Great stuff, thanks a lot!

"all the necessary knowledge was explained from the ground up. All you needed to know was supplied, clearly laid out, not just hints for efficient programming. Basicly, you could rebuild your own computer by reading these books."

This is what I'm trying to recapture with my ARM project. Basically an ARM Cortex M4 is of the same order of complexity as large mini-computer "back in the day" where you could (and often did) learn all the basics of computers from architecture to compiler construction. I realized that I had a tremendous advantage learning about computers because you could put an entire PDP 11 architecture in your head while you were writing code, but you can't so easily do that we even an ATOM version of the Pentium. Combined with a straight forward I/O system that kept to a small number of principles, used repeatedly, and you did not have "needless"[1] complexity getting in the way of learning.
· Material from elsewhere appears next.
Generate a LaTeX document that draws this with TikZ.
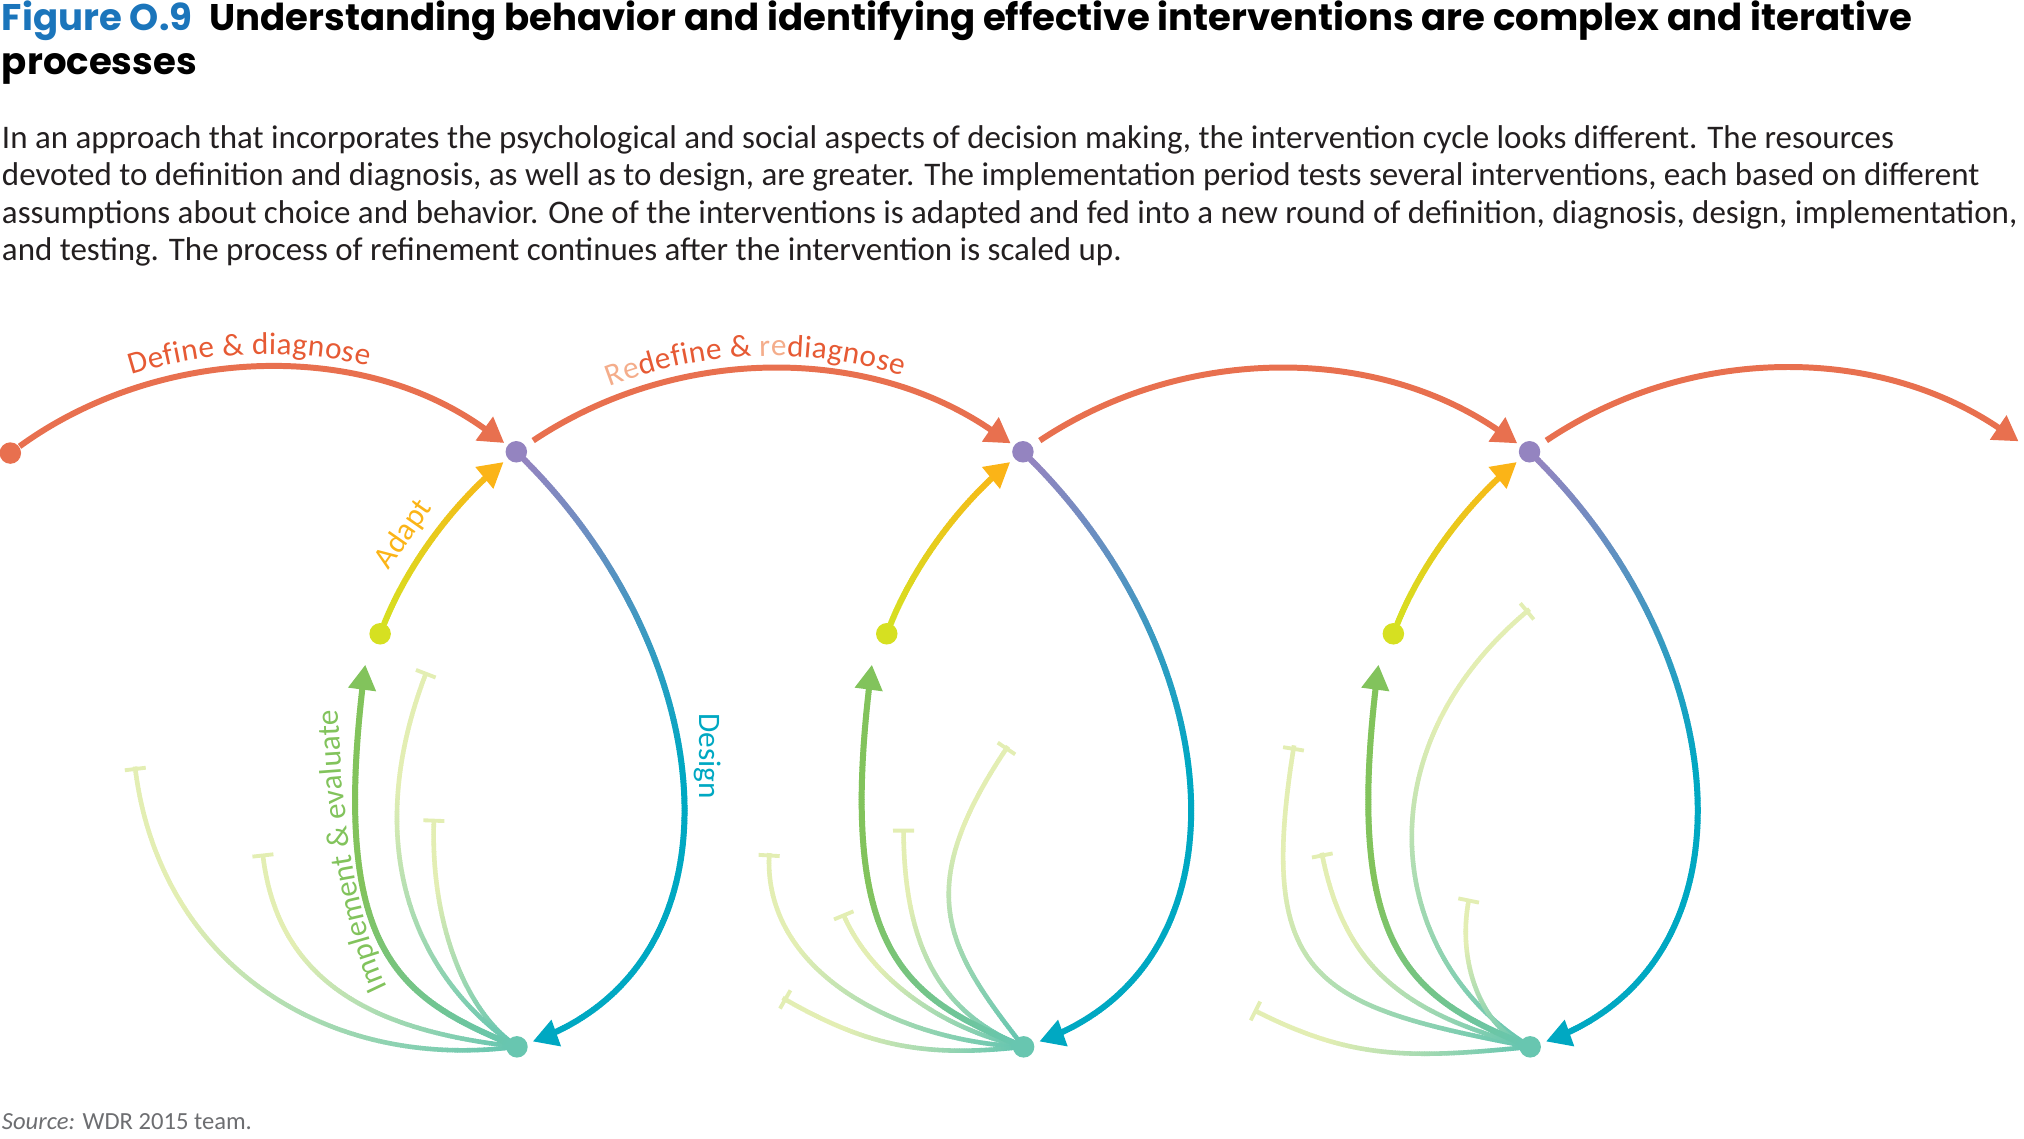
\documentclass[tikz,border=0pt]{standalone}
\usepackage{fontspec}
\setmainfont{Carlito}
\newfontfamily\titlefont{Poppins}
\usepackage{xcolor}
\usetikzlibrary{arrows.meta}
\usetikzlibrary{decorations.markings}
\usetikzlibrary{decorations.text}

\definecolor{redarcc}{HTML}{E8704F}
\definecolor{redtxt}{HTML}{E65A34}
\definecolor{relight}{HTML}{F4AD8B}
\definecolor{purp}{HTML}{9484C0}
\definecolor{cyanc}{HTML}{00A8C2}
\definecolor{tealc}{HTML}{68C6B0}
\definecolor{greenc}{HTML}{82C35C}
\definecolor{palec}{HTML}{E3EEB3}
\definecolor{yelc}{HTML}{D6E021}
\definecolor{orc}{HTML}{FBB417}
\definecolor{figblue}{HTML}{1B75BB}
\definecolor{srcgray}{HTML}{6D6E71}
\definecolor{bodytxt}{HTML}{231F20}

\newcommand\lblfont{\fontsize{8.9}{11}\selectfont}

\tikzset{
  dot/.style={circle, inner sep=0pt, minimum size=0.215cm},
  arcline/.style={draw=redarcc, line width=1.7pt, -{Triangle[length=7pt,width=8pt]}, shorten >=1pt},
  lbl/.style={font=\lblfont, inner sep=0pt},
  grad/.style n args={5}{postaction={decorate, decoration={markings,
      mark=between positions 0 and #5 step 0.7pt with {
        \pgfmathsetmacro\gradpc{min(100,#4*(\pgfkeysvalueof{/pgf/decoration/mark info/distance from start}/\pgfdecoratedpathlength))}
        \fill[#2!\gradpc!#1] (-0.45pt,-#3) rectangle (0.45pt,#3);}}}},
  tipat/.style n args={2}{postaction={decorate, decoration={markings,
      mark=at position #1 with {\arrow{Triangle[length=7pt,width=8pt,color=#2]}}}}},
  barat/.style={postaction={decorate, decoration={markings,
      mark=at position -0.1pt with {\arrow{Bar[width=6pt,line width=1.1pt,color=palec]}}}}}
}

\begin{document}
\begin{tikzpicture}[x=0.012908cm, y=-0.012908cm]
\useasboundingbox (0,0) rectangle (1568,882);

% heading
{
\node[anchor=base west, inner sep=0pt, align=left, font=\titlefont\bfseries\fontsize{10.55}{12.8}\selectfont] (title) at (1,58.1)
{\textcolor{figblue}{Figure O.9}\hspace{0.25em} Understanding behavior and identifying effective interventions are complex and iterative\\processes};

\node[anchor=base west, inner sep=0pt, align=left, text=bodytxt, font=\fontsize{9.38}{10.55}\selectfont] (body) at (1,201.5)
{In an approach that incorporates the psychological and social aspects of decision making, the intervention cycle looks different. The resources\\
devoted to definition and diagnosis, as well as to design, are greater. The implementation period tests several interventions, each based on different\\
assumptions about choice and behavior. One of the interventions is adapted and fed into a new round of definition, diagnosis, design, implementation,\\
and testing. The process of refinement continues after the intervention is scaled up.};
}

% first round
\begin{scope}[xshift=0cm]
{
\node[dot, fill=purp] (p1) at (400,350) {};
\node[dot, fill=yelc] (y1) at (294.5,491) {};
\node[dot, fill=tealc] (t1) at (400.5,811) {};

\coordinate (g1) at (283,515);
\coordinate (a1) at (104.6,594);
\coordinate (a2) at (203.5,661);
\coordinate (a3) at (336.2,634);
\coordinate (a4) at (330.5,520.3);

% trials
{
\path[grad={tealc}{palec}{0.65pt}{140}{-0.1pt}, barat] (t1) .. controls (248,827) and (122.6,744) .. (a1);
\path[grad={tealc}{palec}{0.65pt}{140}{-0.1pt}, barat] (t1) .. controls (289,797) and (214.5,761) .. (a2);
\path[grad={tealc}{palec}{0.65pt}{140}{-0.1pt}, barat] (t1) .. controls (360,778.5) and (333,714) .. (a3);
\path[grad={tealc}{palec}{0.65pt}{140}{-0.1pt}, barat] (t1) .. controls (326,757) and (276.5,659.8) .. (a4);
}

% cycle
{
\path[grad={tealc}{greenc}{0.85pt}{200}{-4pt}, tipat={-0.1pt}{greenc}] (t1) .. controls (306,771) and (254.4,732.8) .. (g1);
\path[grad={purp}{cyanc}{0.85pt}{200}{-6pt}, tipat={-1.6pt}{cyanc}] (p1) .. controls (560,510) and (582,750) .. (t1);
\path[grad={yelc}{orc}{0.85pt}{100}{-5.5pt}, tipat={-1.5pt}{orc}] (y1) .. controls (315,440) and (350,390) .. (p1);
}

% labellings
{
\node[lbl, text=cyanc, rotate=-90] (design) at (548,586) {Design};
\node[lbl, text=orc, rotate=55] (adapt) at (313,414) {Adapt};
\path[decorate, decoration={text along path, text align={left indent=0.1cm},
  text={|\lblfont\color{greenc}|Implement {\&} evaluate}}]
  (304,772) .. controls (282,735) and (262,640) .. (262,530);
}
}
\end{scope}

% second round
\begin{scope}[xshift=5.0664cm]
{
\node[dot, fill=purp] (p2) at (400,350) {};
\node[dot, fill=yelc] (y2) at (294.5,491) {};
\node[dot, fill=tealc] (t2) at (400.5,811) {};

\coordinate (g2) at (283,515);
\coordinate (b1) at (203.5,661);
\coordinate (b2) at (260.5,707.5);
\coordinate (b3) at (307.5,641.7);
\coordinate (b4) at (388.2,578.4);
\coordinate (b5) at (214.3,773.4);

% trials
{
\path[grad={tealc}{palec}{0.65pt}{140}{-0.1pt}, barat] (t2) .. controls (298.5,804) and (198.1,751) .. (b1);
\path[grad={tealc}{palec}{0.65pt}{140}{-0.1pt}, barat] (t2) .. controls (330.5,793.5) and (279.5,753.5) .. (b2);
\path[grad={tealc}{palec}{0.65pt}{140}{-0.1pt}, barat] (t2) .. controls (335.5,781.6) and (307.5,731.7) .. (b3);
\path[grad={tealc}{palec}{0.65pt}{140}{-0.1pt}, barat] (t2) .. controls (338.5,731) and (315.5,686.3) .. (b4);
\path[grad={tealc}{palec}{0.65pt}{140}{-0.1pt}, barat] (t2) .. controls (318.5,819) and (275.2,808.4) .. (b5);
}

% cycle
{
\path[grad={tealc}{greenc}{0.85pt}{200}{-4pt}, tipat={-0.1pt}{greenc}] (t2) .. controls (306,771) and (254.4,732.8) .. (g2);
\path[grad={purp}{cyanc}{0.85pt}{200}{-6pt}, tipat={-1.6pt}{cyanc}] (p2) .. controls (560,510) and (582,750) .. (t2);
\path[grad={yelc}{orc}{0.85pt}{100}{-5.5pt}, tipat={-1.5pt}{orc}] (y2) .. controls (315,440) and (350,390) .. (p2);
}
}
\end{scope}

% third round
\begin{scope}[xshift=10.1328cm]
{
\node[dot, fill=purp] (p3) at (400,350) {};
\node[dot, fill=yelc] (y3) at (294.5,491) {};
\node[dot, fill=tealc] (t3) at (400.5,811) {};

\coordinate (g3) at (283,515);
\coordinate (c1) at (217.4,578.4);
\coordinate (c2) at (239.1,661);
\coordinate (c3) at (399.4,472.5);
\coordinate (c4) at (353.2,695.9);
\coordinate (c5) at (186.1,782.4);

% trials
{
\path[grad={tealc}{palec}{0.65pt}{140}{-0.1pt}, barat] (t3) .. controls (232.4,778.7) and (188.6,756.6) .. (c1);
\path[grad={tealc}{palec}{0.65pt}{140}{-0.1pt}, barat] (t3) .. controls (303,784) and (256.2,749.2) .. (c2);
\path[grad={tealc}{palec}{0.65pt}{140}{-0.1pt}, barat] (t3) .. controls (291,738.2) and (268.5,581.3) .. (c3);
\path[grad={tealc}{palec}{0.65pt}{140}{-0.1pt}, barat] (t3) .. controls (363,793.4) and (343.2,744.9) .. (c4);
\path[grad={tealc}{palec}{0.65pt}{140}{-0.1pt}, barat] (t3) .. controls (299,821) and (257.3,818.4) .. (c5);
}

% cycle
{
\path[grad={tealc}{greenc}{0.85pt}{200}{-4pt}, tipat={-0.1pt}{greenc}] (t3) .. controls (306,771) and (254.4,732.8) .. (g3);
\path[grad={purp}{cyanc}{0.85pt}{200}{-6pt}, tipat={-1.6pt}{cyanc}] (p3) .. controls (560,510) and (582,750) .. (t3);
\path[grad={yelc}{orc}{0.85pt}{100}{-5.5pt}, tipat={-1.5pt}{orc}] (y3) .. controls (315,440) and (350,390) .. (p3);
}
}
\end{scope}

% define and diagnose arcs
{
\node[dot, fill=redarcc] (s0) at (8,351) {};
\coordinate (arcend) at (1566,343.4);

\draw[arcline, postaction={decorate, decoration={text along path, raise=4pt, text align={left indent=1.3cm},
  text={|\lblfont\color{redtxt}|Define {\&} diagnose}}}]
  (s0) .. controls (120.9,269) and (278.1,261.5) .. (p1);
\draw[arcline, shorten <=2.5pt, postaction={decorate, decoration={text along path, raise=4pt, text align={left indent=1.0cm},
  text={|\lblfont\color{relight}|Re|\lblfont\color{redtxt}|define {\&} |\lblfont\color{relight}|re|\lblfont\color{redtxt}|diagnose}}}]
  (p1) .. controls (524.7,267) and (672.3,267.5) .. (p2);
\draw[arcline, shorten <=2.5pt] (p2) .. controls (917.2,267) and (1064.8,267.5) .. (p3);
\draw[arcline, shorten <=2.5pt] (p3) .. controls (1308.7,267) and (1453.3,267) .. (arcend);
}

\node[anchor=base west, inner sep=0pt, text=srcgray, font=\fontsize{7}{8.4}\selectfont] (source) at (1,875.4)
{\textit{Source:} WDR 2015 team.};

\end{tikzpicture}
\end{document}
Another good reference for seeing how things were build is "Computer Engineering: A DEC View of Hardware Design" [2] which discusses all sorts of trade offs in computer that once you understand them, things like superscalar execution units make much more sense to you.

[1] It is all useful complexity but before you know what you don't know it is just a wall of confusing concepts and jargon.

[2]http://www.amazon.com/Computer-Engineering-Hardware-Systems-...

⬐ xradionut

I was going to do the same type of project, but use a MIPS chip, however determined that ARM chips are much more available. Could also use FPGA, but that's a little too much abstraction.

⬐ sitkack

You both should use an FPGA, then you have control over the full stack. It is a little bit more work to bootstrap an FPGA system but the effort is worth it.

There are many MIPS cores available http://opencores.org/project,plasma,overview in VHDL and http://opencores.org/project,mips32r1 Verilog .

⬐ ChuckMcM

There is a level of detail where things sort of fall down. And I have fallen into that sticky pit a few times so I am getting better at recognizing it.

On the one hand, it is useful to know everything about the CPU construction, on the other it is efficient to use something with other people helping out.

My current plan is a compromise position, early in the project there are basic concepts on computation, but once the basic concepts are presented they are "mapped" over into an ARM implementation. This takes the reader from "Ok, I get how computers do their thing..." to "Ok, I see how this type of computer does its thing." At the end of the day I felt that both were important concepts, the how, and the how to match with existing practice concepts.

That said, my board design that goes along with this has an FPGA which is there to implement a simple frame buffer. That was before I found the STM32F429 which has its own simple frame buffer, and so I'm digressing at the moment trying to figure out if I should go that route or not. One of the benefits of having the FPGA on board was that for some definition of "easy" you do some stuff in the FPGA, the scare quotes though are there because FPGAs bring their own pile of complexity to the problem and that defeats some of my goals of keeping it only as complex as it needs to be.

⬐ akavel

Do you mean by that, that you're attempting some kind of documentation/description project, by chance? If yes, would you be maybe willing to do the writing in some "open doors" model?